§ Task objective: Select all lines with the string "that" in them, and copy those lines.

§ Raw data:
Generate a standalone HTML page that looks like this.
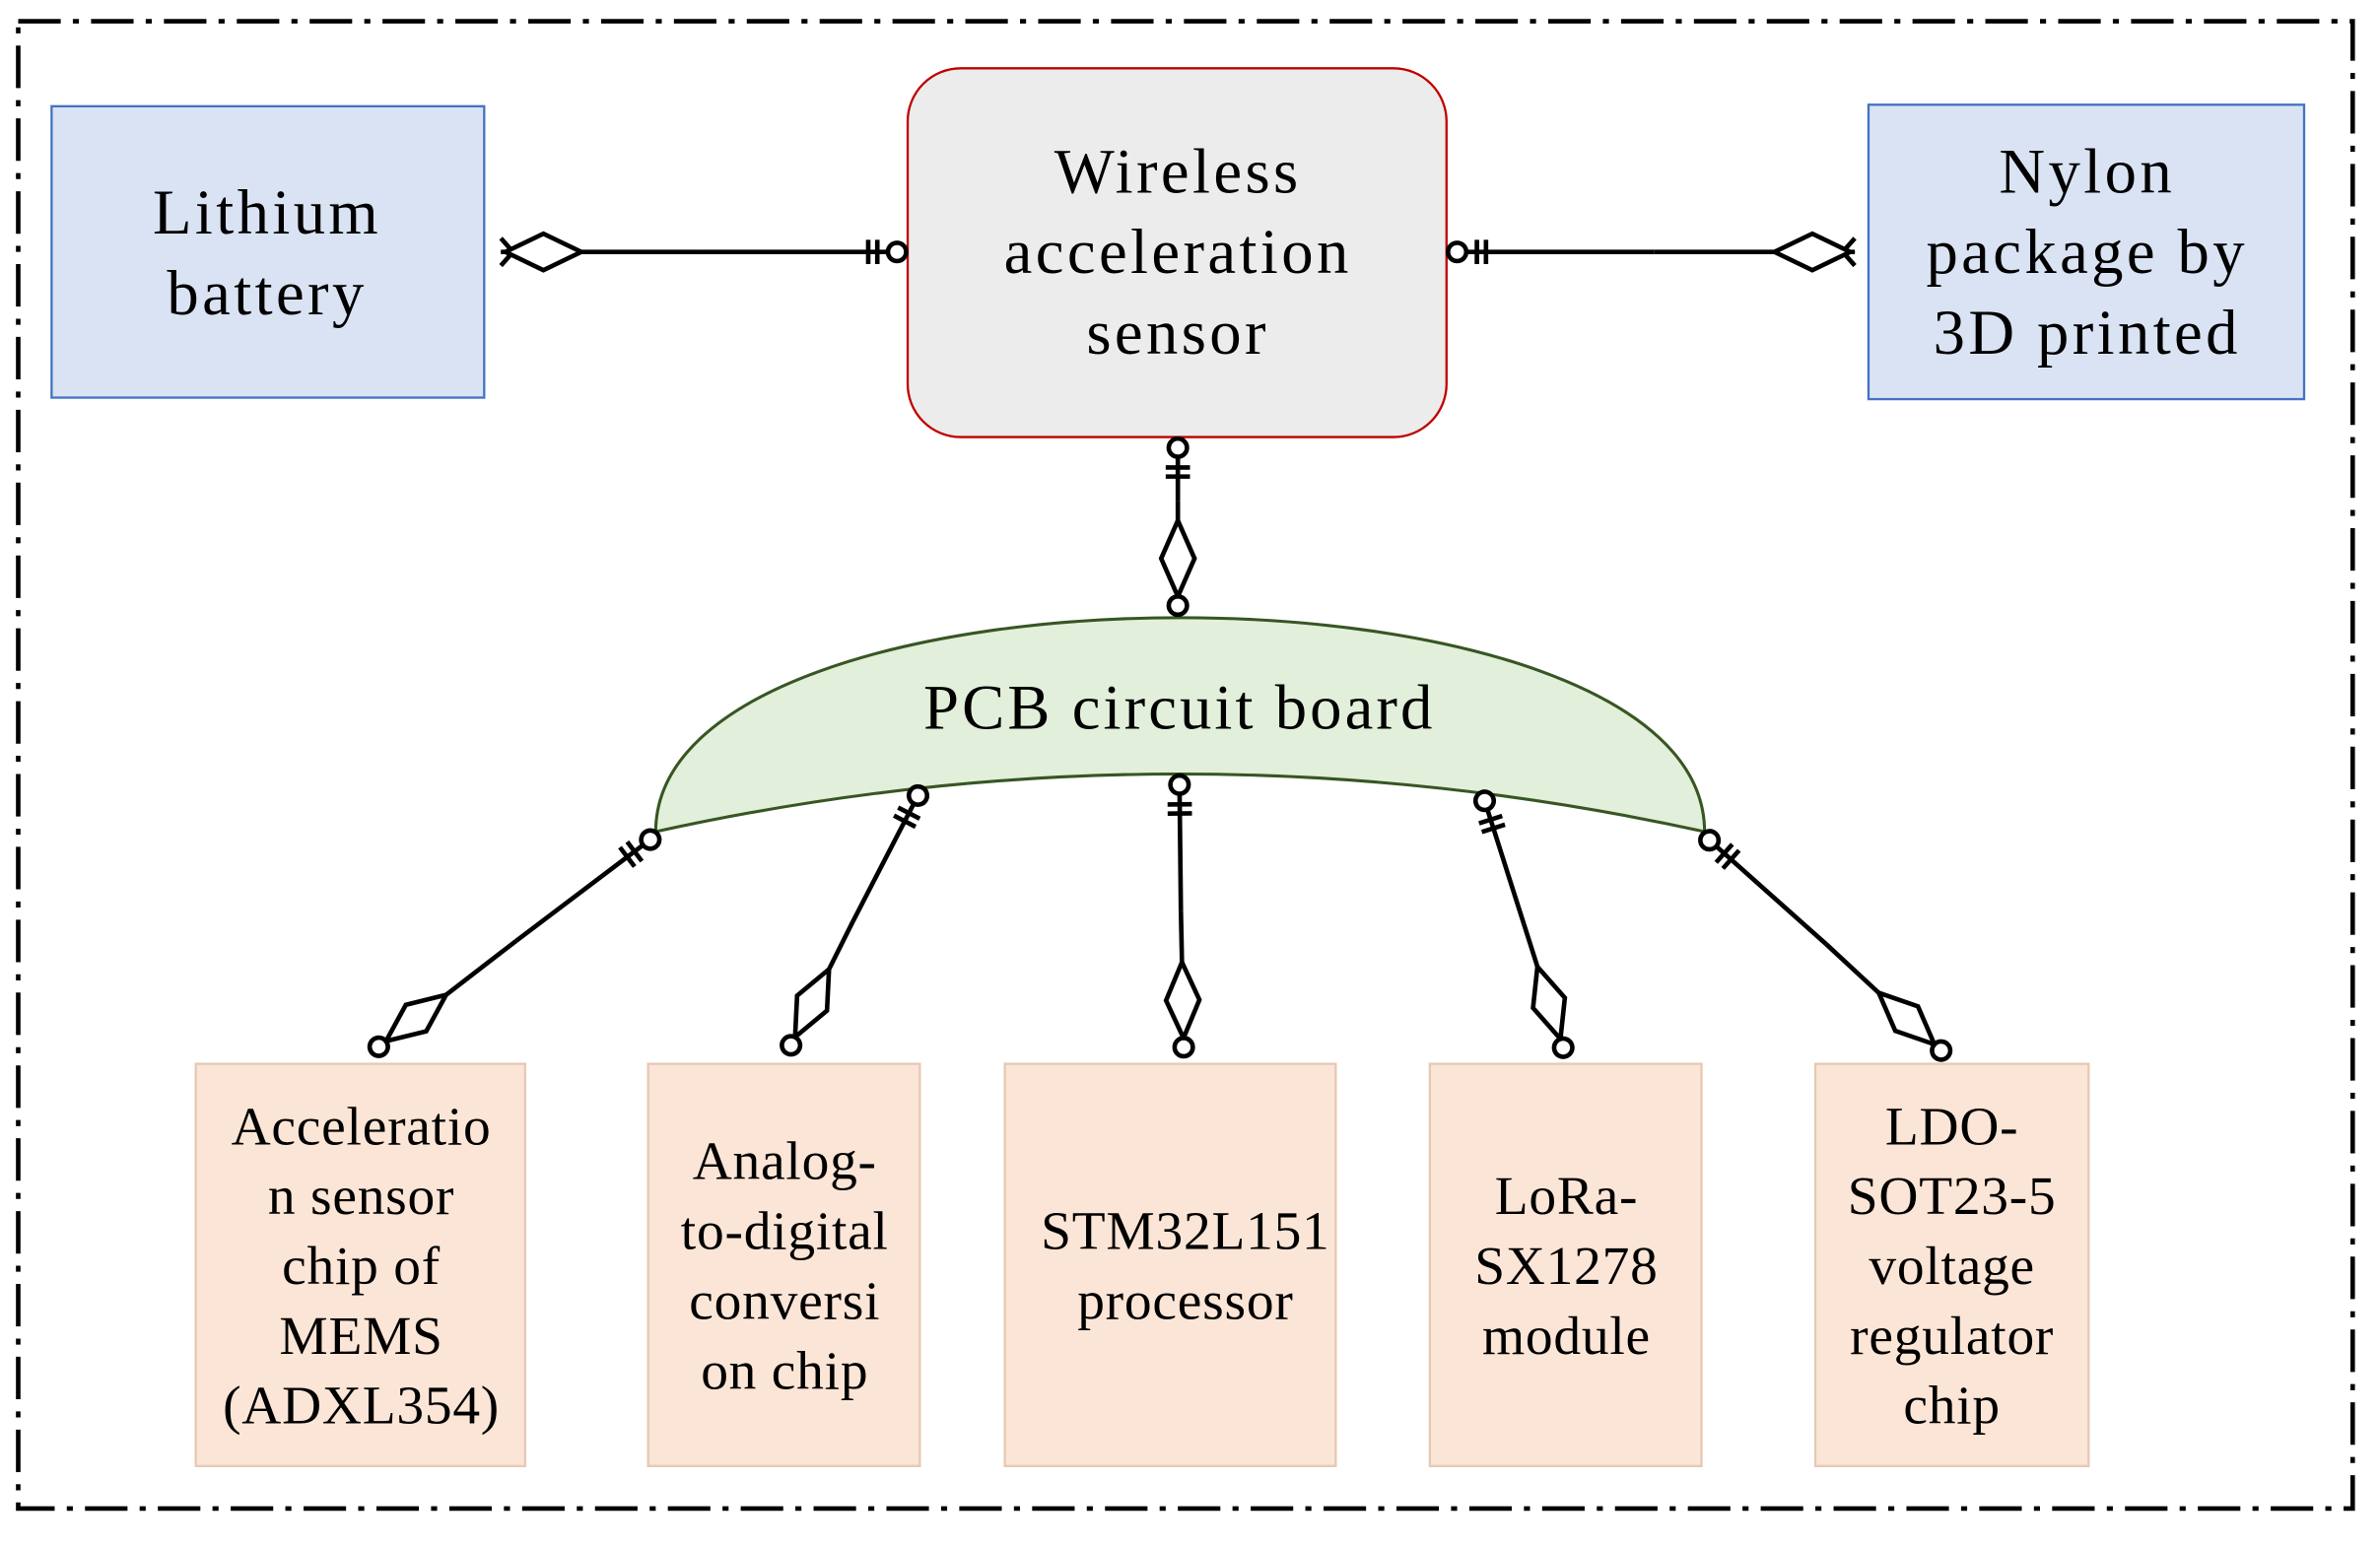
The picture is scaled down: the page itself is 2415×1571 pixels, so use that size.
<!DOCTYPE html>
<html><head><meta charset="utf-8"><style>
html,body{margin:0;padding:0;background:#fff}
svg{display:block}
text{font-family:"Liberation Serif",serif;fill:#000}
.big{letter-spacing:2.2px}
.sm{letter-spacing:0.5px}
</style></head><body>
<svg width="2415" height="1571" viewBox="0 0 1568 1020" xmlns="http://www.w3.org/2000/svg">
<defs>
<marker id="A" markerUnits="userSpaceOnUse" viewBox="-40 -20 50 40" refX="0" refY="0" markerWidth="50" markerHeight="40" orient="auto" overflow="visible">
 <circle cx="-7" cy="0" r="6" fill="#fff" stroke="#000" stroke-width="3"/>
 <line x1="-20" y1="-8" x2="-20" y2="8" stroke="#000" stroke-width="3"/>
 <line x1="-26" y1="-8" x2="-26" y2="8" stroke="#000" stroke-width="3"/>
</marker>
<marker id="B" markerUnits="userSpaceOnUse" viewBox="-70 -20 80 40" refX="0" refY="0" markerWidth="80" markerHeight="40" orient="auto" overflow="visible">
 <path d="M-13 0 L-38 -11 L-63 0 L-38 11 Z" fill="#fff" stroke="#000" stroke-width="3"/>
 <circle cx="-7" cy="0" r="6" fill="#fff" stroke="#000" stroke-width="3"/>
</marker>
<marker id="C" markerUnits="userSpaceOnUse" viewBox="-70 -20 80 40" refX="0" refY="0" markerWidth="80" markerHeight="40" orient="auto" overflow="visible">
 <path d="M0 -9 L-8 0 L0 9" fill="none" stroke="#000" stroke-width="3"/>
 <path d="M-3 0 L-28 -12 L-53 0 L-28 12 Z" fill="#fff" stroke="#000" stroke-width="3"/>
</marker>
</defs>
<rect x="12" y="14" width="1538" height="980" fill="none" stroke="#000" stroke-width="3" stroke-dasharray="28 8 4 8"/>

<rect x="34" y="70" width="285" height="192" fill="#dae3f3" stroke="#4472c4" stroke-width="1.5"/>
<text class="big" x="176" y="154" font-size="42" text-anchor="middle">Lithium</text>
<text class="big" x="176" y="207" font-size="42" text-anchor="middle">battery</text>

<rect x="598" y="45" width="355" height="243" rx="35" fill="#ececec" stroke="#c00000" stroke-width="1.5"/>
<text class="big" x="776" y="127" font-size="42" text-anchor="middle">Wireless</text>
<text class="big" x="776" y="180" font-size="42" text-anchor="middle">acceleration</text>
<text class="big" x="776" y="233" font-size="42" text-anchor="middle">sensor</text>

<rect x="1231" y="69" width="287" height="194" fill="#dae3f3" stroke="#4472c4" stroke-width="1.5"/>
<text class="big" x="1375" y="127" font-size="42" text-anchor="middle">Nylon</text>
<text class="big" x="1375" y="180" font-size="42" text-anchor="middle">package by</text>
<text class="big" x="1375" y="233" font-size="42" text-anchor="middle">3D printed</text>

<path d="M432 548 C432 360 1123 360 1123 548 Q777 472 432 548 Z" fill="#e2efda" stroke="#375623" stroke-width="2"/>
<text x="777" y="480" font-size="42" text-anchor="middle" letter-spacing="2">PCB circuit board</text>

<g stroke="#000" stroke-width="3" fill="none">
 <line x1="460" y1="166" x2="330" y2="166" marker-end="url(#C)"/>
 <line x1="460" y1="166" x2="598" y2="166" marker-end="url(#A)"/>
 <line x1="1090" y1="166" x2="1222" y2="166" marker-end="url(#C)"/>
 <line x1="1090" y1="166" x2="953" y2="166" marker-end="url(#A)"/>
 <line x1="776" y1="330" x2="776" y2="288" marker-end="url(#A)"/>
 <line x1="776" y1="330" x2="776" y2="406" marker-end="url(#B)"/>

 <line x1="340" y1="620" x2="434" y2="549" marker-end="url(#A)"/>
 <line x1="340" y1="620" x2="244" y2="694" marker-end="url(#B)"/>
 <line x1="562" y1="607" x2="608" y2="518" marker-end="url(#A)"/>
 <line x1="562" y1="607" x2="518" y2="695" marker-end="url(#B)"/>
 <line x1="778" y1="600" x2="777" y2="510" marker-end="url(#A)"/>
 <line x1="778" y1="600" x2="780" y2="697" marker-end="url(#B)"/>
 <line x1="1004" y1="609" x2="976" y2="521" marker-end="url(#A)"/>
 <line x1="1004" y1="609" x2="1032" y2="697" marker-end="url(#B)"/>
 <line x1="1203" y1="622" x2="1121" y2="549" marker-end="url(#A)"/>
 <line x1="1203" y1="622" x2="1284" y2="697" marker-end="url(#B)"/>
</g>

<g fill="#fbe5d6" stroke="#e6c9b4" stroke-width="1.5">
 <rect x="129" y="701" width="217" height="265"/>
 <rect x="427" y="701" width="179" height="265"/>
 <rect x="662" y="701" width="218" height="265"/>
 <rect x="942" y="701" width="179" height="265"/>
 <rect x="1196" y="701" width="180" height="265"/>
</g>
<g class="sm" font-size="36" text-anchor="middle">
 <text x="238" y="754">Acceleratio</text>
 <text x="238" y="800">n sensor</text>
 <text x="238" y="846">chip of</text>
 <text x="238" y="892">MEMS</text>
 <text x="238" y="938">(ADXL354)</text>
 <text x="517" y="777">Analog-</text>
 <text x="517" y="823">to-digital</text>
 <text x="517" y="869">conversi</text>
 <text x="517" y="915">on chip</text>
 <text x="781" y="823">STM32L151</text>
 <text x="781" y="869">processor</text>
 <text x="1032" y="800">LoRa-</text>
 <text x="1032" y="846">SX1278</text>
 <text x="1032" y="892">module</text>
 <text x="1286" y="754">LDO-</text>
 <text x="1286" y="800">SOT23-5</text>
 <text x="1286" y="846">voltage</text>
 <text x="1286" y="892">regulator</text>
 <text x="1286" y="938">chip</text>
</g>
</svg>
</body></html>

§ Solution to this task:
Generate a standalone HTML page that looks like this.
The picture is scaled down: the page itself is 2415×1571 pixels, so use that size.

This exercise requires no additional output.